I immediately remembered what Christopher told me a few days ago about people being mesmerized by work vehicle and/or police lights on the side of the freeway and driving straight into the vehicles because of it, so I wondered if this were the case. Since I was driving by very quickly, I didn't immediately see any fire trucks around, so I wondered if the accident had just happened and was a consequence of the truck driver being confused by the road work, or if the large trucks with caution signs on them were parked there because of the wreck . . . I drove on.
Just a few minutes earlier this evening, on the way home from St. Columba's, I saw what looked like smoke rising from somewhere behind many trees just to the west of Valley Medical Center. I again thought that there might be a fire, and I was so distracted in looking at it that I remained in a right hand turn only lane and at the very least caused a great deal of confusion on a slick, wet, very dark, steep road at night trying to figure out what was happening. I did try to turn around on a side street to get a better look at the area, but it was dark and very wet, and I couldn't see where I needed to see.
I decided in that moment that yes, it was, in fact, too dangerous for me to try to stop to help - that I myself may be hurt or cause an accident when attempting to to investigate this by being a traffic hazard or driving erratically in already difficult conditions. So I kept going, perhaps rationalizing the decision, thinking that the flames that I thought I saw were actually amber lights around the building, that someone else in a tall hospital surely would have seen a large fire burning, that what I thought was smoke certainly could be some kind of HVAC system steam . . . I drove on.
Then, as I pulled up to the intersection of Carr Road and Highway 515, I noticed that a car had stopped in the middle of the turning lane about 20 feet before the stop bar at the intersection and had his hazard lights on. (I was in the leftmost lane.) In front of him was a laundry-basket load full of junk that was strewn all across the turning lane. He was out there picking it up. I sat in my car and wondered again if I should jump out to help, also turning on my hazard lights. I thought if I did, I would help everything go more quickly. But then two lanes would be blocked instead of one . . . so, I drove on.
Three times today, I decided to stay in my car and go on with whatever needed doing instead of getting more involved. Were those the right choices, or did I just rationalize my selfishness and hurry?

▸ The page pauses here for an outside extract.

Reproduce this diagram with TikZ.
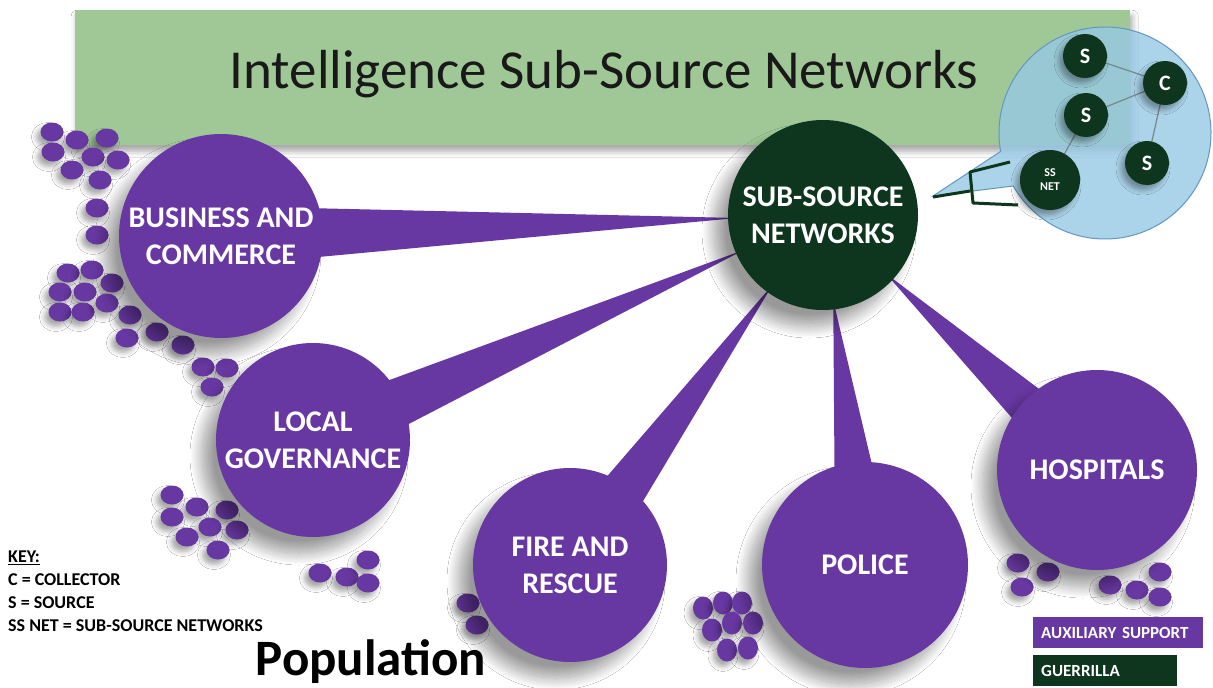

In the first incident, I was moving too quickly to be able to stop, and I felt it too dangerous to try to call 911 while driving. Was I like the priest and the Levite who crossed to the other side of the road to avoid the man who had been beaten by robbers and left for dead in the parable of the Good Samaritan?
Looking at it from the perspective of what I should have done given the data I had in those moments, I'm not sure if any of those decisions were morally right or otherwise correct decisions.
But the I do know the outcomes in all three cases.. In the first case, I heard that the truck fire started at about 2 a.m. and was being actively monitored since then. Tonight, I could find no reports of the Valley Medical Center having any kind of fire beside them. The man who stopped to clean up the mess seemed to be almost done cleaning the mess by the time my light turned green.
In hindsight, I think the decisions I made were the right ones - but one never has hindsight in the moment. As Michelle Obama said in her speech, we only have values, intuition, and past experience to guide us.
I've written this before on here, but it's apparently time to write it again: I pray that God would give me the wisdom to know what decisions are right in the most difficult of circumstances and then give me the courage to make them.